Emma is the "older, vindictive, murderous Stepmother or Queen wearing too much eyeliner and eyeshadow." This is even more amusing as Emma does indid refer to herself sometimes as Auntie Emma and has the Mutant codename of "White Queen." She is often portrayed wearing blueeyeshadow and lipstick, and in the past all Emma has been concerned with is power and possibly having been corrupted by the power she held.
I could go on for ages about this, but needless to say there are these archetypes that Douglas points out that even now are being used. My comfort in Joss Whedons use of these characters is that things are never black and white despite the apparent catfights between Kitty and Emma. Things get complicated and the characters were made multi-faceted. We sometimes are annoyed at Kitty and sometimes sympathetic to Emma.

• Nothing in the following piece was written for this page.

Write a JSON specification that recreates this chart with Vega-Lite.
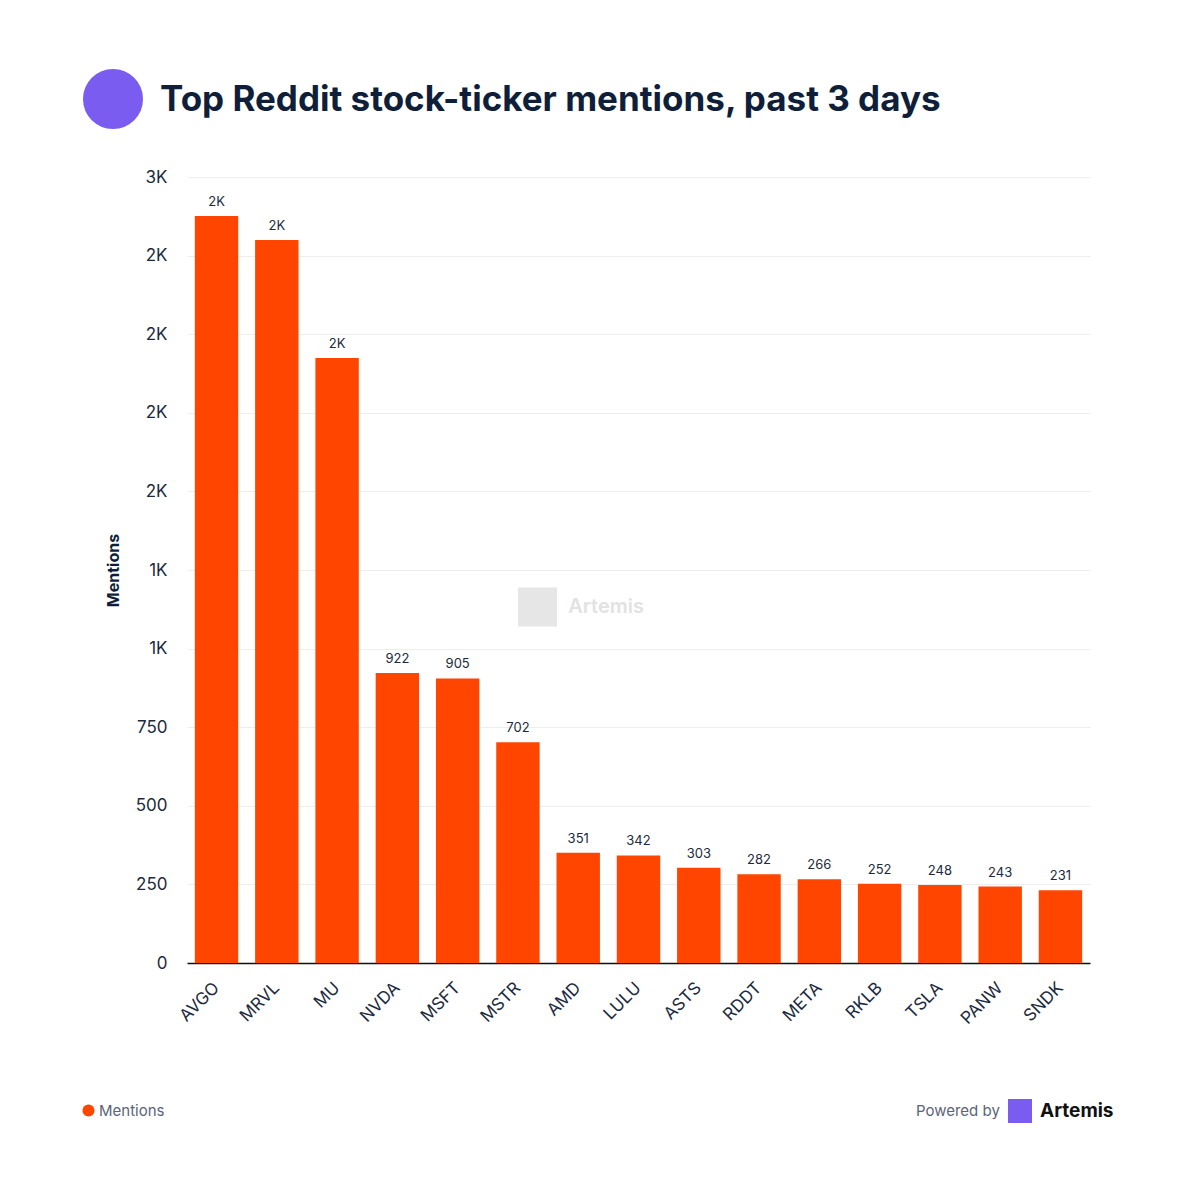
{
  "$schema": "https://vega.github.io/schema/vega-lite/v6.json",
  "autosize": "none",
  "width": 903,
  "height": 786,
  "padding": {"left": 187, "top": 177, "right": 110, "bottom": 237},
  "background": "white",
  "config": {
    "font": "Inter",
    "view": {"stroke": null}
  },
  "title": {
    "text": "Top Reddit stock-ticker mentions, past 3 days",
    "anchor": "start",
    "frame": "group",
    "dx": -27,
    "offset": -49,
    "fontSize": 35,
    "fontWeight": "bold",
    "color": "#0f1f3a"
  },
  "data": {
    "values": [
      {"ticker": "AVGO", "mentions": 2376, "series": "Mentions"},
      {"ticker": "MRVL", "mentions": 2300, "series": "Mentions"},
      {"ticker": "MU", "mentions": 1924, "series": "Mentions"},
      {"ticker": "NVDA", "mentions": 922, "series": "Mentions"},
      {"ticker": "MSFT", "mentions": 905, "series": "Mentions"},
      {"ticker": "MSTR", "mentions": 702, "series": "Mentions"},
      {"ticker": "AMD", "mentions": 351, "series": "Mentions"},
      {"ticker": "LULU", "mentions": 342, "series": "Mentions"},
      {"ticker": "ASTS", "mentions": 303, "series": "Mentions"},
      {"ticker": "RDDT", "mentions": 282, "series": "Mentions"},
      {"ticker": "META", "mentions": 266, "series": "Mentions"},
      {"ticker": "RKLB", "mentions": 252, "series": "Mentions"},
      {"ticker": "TSLA", "mentions": 248, "series": "Mentions"},
      {"ticker": "PANW", "mentions": 243, "series": "Mentions"},
      {"ticker": "SNDK", "mentions": 231, "series": "Mentions"}
    ]
  },
  "encoding": {
    "x": {
      "field": "ticker",
      "type": "nominal",
      "sort": null,
      "title": null,
      "scale": {"paddingInner": 0.28, "paddingOuter": 0.13},
      "axis": {
        "labelAngle": -45,
        "labelAlign": "right",
        "labelBaseline": "middle",
        "labelFontSize": 17,
        "labelColor": "#1c2a40",
        "labelPadding": 22,
        "ticks": false,
        "domainColor": "#111111",
        "domainWidth": 1.5,
        "grid": false
      }
    },
    "y": {
      "field": "mentions",
      "type": "quantitative",
      "title": "Mentions",
      "scale": {"domain": [0, 2500], "nice": false},
      "axis": {
        "values": [0, 250, 500, 750, 1000, 1250, 1500, 1750, 2000, 2250, 2500],
        "labelExpr": "datum.value >= 1000 ? format(datum.value / 1000, '.0f') + 'K' : datum.label",
        "labelFontSize": 17,
        "labelColor": "#1c2a40",
        "labelPadding": 20,
        "ticks": false,
        "domain": false,
        "gridColor": "#eeeeee",
        "titleFontSize": 16,
        "titleFontWeight": "bold",
        "titleColor": "#0f1f3a",
        "titlePadding": 14
      }
    }
  },
  "layer": [
    {
      "mark": {"type": "bar"},
      "encoding": {
        "color": {
          "field": "series",
          "type": "nominal",
          "scale": {"range": ["#ff4500"]},
          "legend": {
            "title": null,
            "orient": "none",
            "legendX": -106,
            "legendY": 926,
            "symbolType": "circle",
            "symbolSize": 144,
            "labelFontSize": 15,
            "labelColor": "#5b6479",
            "labelOffset": 3
          }
        }
      }
    },
    {
      "transform": [
        {"calculate": "datum.mentions >= 1000 ? format(datum.mentions / 1000, '.0f') + 'K' : format(datum.mentions, 'd')", "as": "label"}
      ],
      "mark": {"type": "text", "baseline": "bottom", "dy": -7, "fontSize": 13, "color": "#1c2a40"},
      "encoding": {
        "text": {"field": "label", "type": "nominal"}
      }
    },
    {
      "data": {"values": [{"ticker": "AMD", "mentions": 1132, "brand": "Artemis", "logo": "logo"}]},
      "layer": [
        {
          "mark": {"type": "point", "shape": "square", "filled": true, "size": 1521, "color": "#e6e6e6", "opacity": 1},
          "encoding": {"xOffset": {"value": -19}}
        },
        {
          "mark": {"type": "text", "align": "left", "baseline": "middle", "dx": -10, "fontSize": 20, "fontWeight": 600, "color": "#e2e2e2"},
          "encoding": {"text": {"field": "brand", "type": "nominal"}}
        },
        {
          "mark": {"type": "text", "text": ""},
          "encoding": {
            "fill": {
              "field": "brand",
              "type": "nominal",
              "scale": {"range": ["#7b5cf0"]},
              "legend": {
                "title": "Powered by",
                "titleOrient": "left",
                "titleFontSize": 15,
                "titleFontWeight": "normal",
                "titleColor": "#5b6479",
                "titlePadding": 8,
                "orient": "none",
                "legendX": 729,
                "legendY": 922,
                "symbolType": "square",
                "symbolSize": 576,
                "symbolStrokeWidth": 0,
                "symbolOpacity": 1,
                "labelFontSize": 19,
                "labelFontWeight": "bold",
                "labelColor": "#111111",
                "labelOffset": 8
              }
            }
          }
        },
        {
          "mark": {"type": "text", "text": "", "fill": "#7b5cf0"},
          "encoding": {
            "stroke": {
              "field": "logo",
              "type": "nominal",
              "scale": {"range": ["#7b5cf0"]},
              "legend": {
                "title": null,
                "orient": "none",
                "legendX": -104,
                "legendY": -108,
                "symbolType": "circle",
                "symbolSize": 900,
                "symbolStrokeWidth": 30,
                "symbolOpacity": 1,
                "labelExpr": "''"
              }
            }
          }
        }
      ]
    }
  ]
}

I hope this wasn't Ridiculously long.

4 comments:

Kirsten said...

whooohoooo your comments work!

Jamin said...

Wasn't the part about Peter Pan interesting too? I never really thought about the ideas of competition that were being shown in that movie. (It's still one of my favorites though.)

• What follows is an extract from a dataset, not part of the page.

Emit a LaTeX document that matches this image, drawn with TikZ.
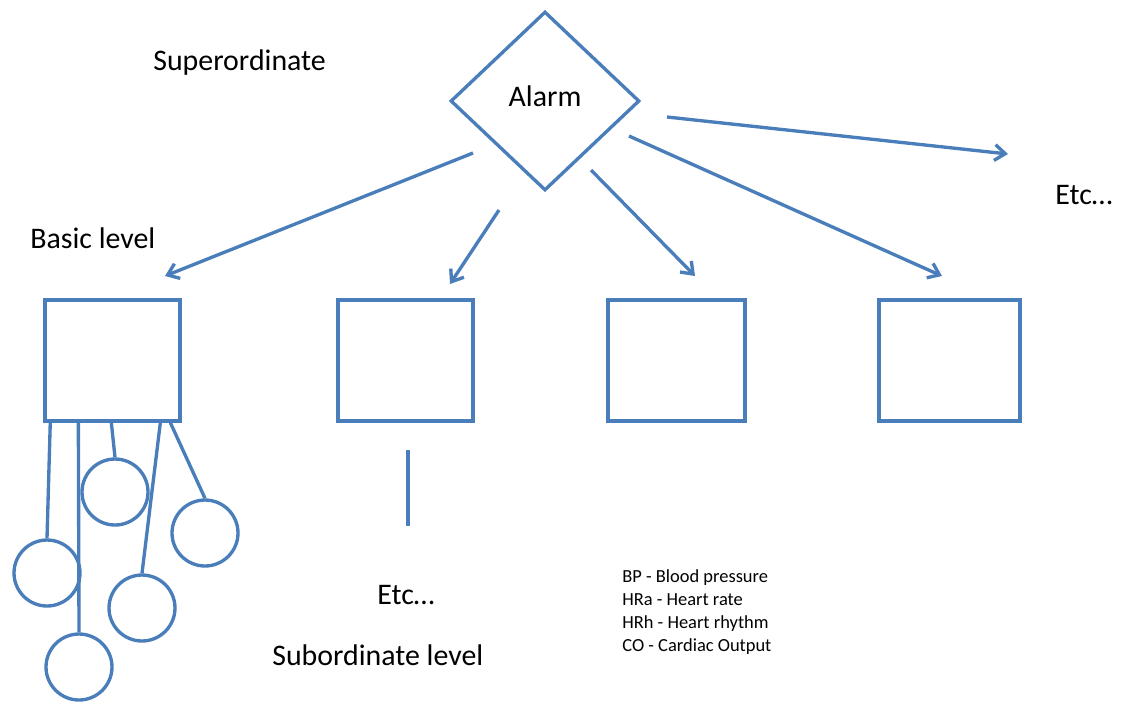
\documentclass[tikz,border=0pt]{standalone}
\usepackage{fontspec}
\setmainfont{Carlito}
\usetikzlibrary{shapes.geometric, arrows.meta, positioning, calc}
\definecolor{lineblue}{RGB}{74, 126, 187}

\begin{document}
\begin{tikzpicture}[x=0.02cm, y=-0.02cm,
    concept/.style={draw=lineblue, line width=1.9pt, fill=white, inner sep=0pt},
    link/.style={draw=lineblue, line width=1.9pt, -{Straight Barb[length=6pt, width=9pt]}},
    stem/.style={draw=lineblue, line width=1.9pt},
    lbl/.style={anchor=west, inner sep=0pt, font=\fontsize{17}{20}\selectfont}]
  \useasboundingbox (0,0) rectangle (1146,704);

  % superordinate
  \node[concept, diamond, minimum width=3.78cm, minimum height=3.58cm] (alarm) at (545,101) {};
  \node[lbl, anchor=center] (alarmlbl) at (545,96) {Alarm};

  % basic level
  \node[concept, minimum width=2.7cm, minimum height=2.42cm] (basic1) at (112.5,360.5) {};
  \node[concept, minimum width=2.7cm, minimum height=2.42cm] (basic2) at (405.5,360.5) {};
  \node[concept, minimum width=2.74cm, minimum height=2.42cm] (basic3) at (676.5,360.5) {};
  \node[concept, minimum width=2.82cm, minimum height=2.42cm] (basic4) at (949.5,360.5) {};

  \coordinate (from1) at (473,153); \coordinate (to1) at (165,276);
  \coordinate (from2) at (499,210); \coordinate (to2) at (450,284);
  \coordinate (from3) at (591,170); \coordinate (to3) at (695,276);
  \coordinate (from4) at (629,136); \coordinate (to4) at (942,276);
  \coordinate (from5) at (667,117); \coordinate (to5) at (1008,154);
  \foreach \i in {1,...,5}
    \draw[link] (from\i) -- (to\i);

  % subordinate level
  \node[concept, circle, minimum size=1.32cm] (sub1) at (47,573) {};
  \node[concept, circle, minimum size=1.32cm] (sub2) at (79,667) {};
  \node[concept, circle, minimum size=1.32cm] (sub3) at (115,492) {};
  \node[concept, circle, minimum size=1.32cm] (sub4) at (142,608) {};
  \node[concept, circle, minimum size=1.32cm] (sub5) at (205,533) {};

  \draw[stem] ($(basic1.south west)+(7,-3)$) -- (sub1.north);
  \draw[stem] ($(basic1.south west)+(35,0)$) -- (sub2.north);
  \draw[stem] ($(basic1.south west)+(68,0)$) -- (sub3.north);
  \draw[stem] ($(basic1.south west)+(117,0)$) -- (sub4.north);
  \draw[stem] ($(basic1.south west)+(127,0)$) -- (sub5.north);

  \coordinate (etctop) at (408,450);
  \coordinate (etcbot) at (408,526);
  \draw[stem] (etctop) -- (etcbot);

  % labels
  \node[lbl] (superlbl) at (153,63) {Superordinate};
  \node[lbl] (basiclbl) at (30,238) {Basic level};
  \node[lbl] (etcright) at (1055,195) {Etc…};
  \node[lbl] (etcsub) at (377,595) {Etc…};
  \node[lbl] (sublbl) at (272,655) {Subordinate level};
  \node[anchor=west, inner sep=0pt, align=left, font=\fontsize{10.5}{13}\selectfont]
    (legend) at (622,612) {BP - Blood pressure\\HRa - Heart rate\\HRh - Heart rhythm\\CO - Cardiac Output};
\end{tikzpicture}
\end{document}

Austin's comment about Archetypes in Disney still wondering about this issue though. Do you think that when the writers are writing these stories, like the X-Men comics, that they are purposefully putting these stereotypes in there to cause harm? Or do you they do it just because it is easier to create character if the character is already mostly there?

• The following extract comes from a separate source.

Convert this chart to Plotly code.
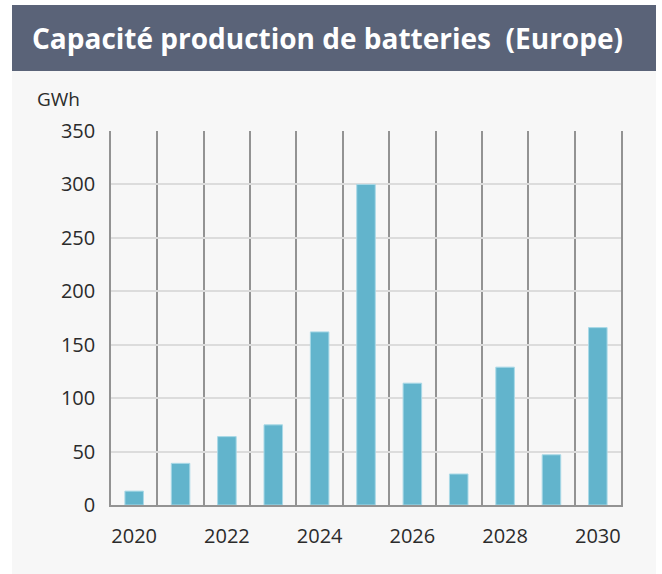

I'm also wondering if it is even possible in a ficticious work to completely avoid stereotypes altogether. Don't know. Just throwing it out there.

Meg said...

Sometimes I wonder if the female characters in shows or comics are there to give viewers something to relate to or something to identify with. It goes right along with the readings, if you are a 'good girl' you look/act like this. If you are a 'bad girl' you look/act like this.
I was just thinking about X-Men, and how the women are portrayed there. (Tell me if I'm way off base, I watched the X-Men cartoon after school like forever ago.) But think about it, Jean Gray is shown to me the mutant with the weakest powers (before the phoenix thing, yet she's hooked up with Scott (Cyclops). She's gentle, nurturing and concerned about everyone. Scott desires her and is committed to her. Another big female character is Rogue- her mutant powers are dangerous, she's loud and sassy, flirtatious, wants a relationship but can't have one for whatever reason. I'm just making a connection (and maybe it's a stretch) to how the movies in Susan Douglas' day showed men and women, which types women were desirable to men. This goes hand in hand with the Disney movie analysis, if you want to get the guy you'll look and act in certain ways. Since we've been discussing this in class and I'm thinking about it, seems like like I'm becoming aware of connections EVERYWHERE.

Loz said...

Yeah, and another interesting thing is that in both the case of jean grey and Rogue they are both attracted to the bad boy. Rogue--Gambit. Jean grey--Wolverine, despite her relationship with Cyclops.
What makes this even more amusing is that in the comics,as soon as Jean grey died, Cyclops pursued a relationship with the "Bad Girl" Emma Frost.

Despite my love of X-Men, Jamin, you might be right. For every intelligently written female character in comics, there are an abundance of the big bummed, big chested, long legged female characters there to fulfil some fanboy need for T&A.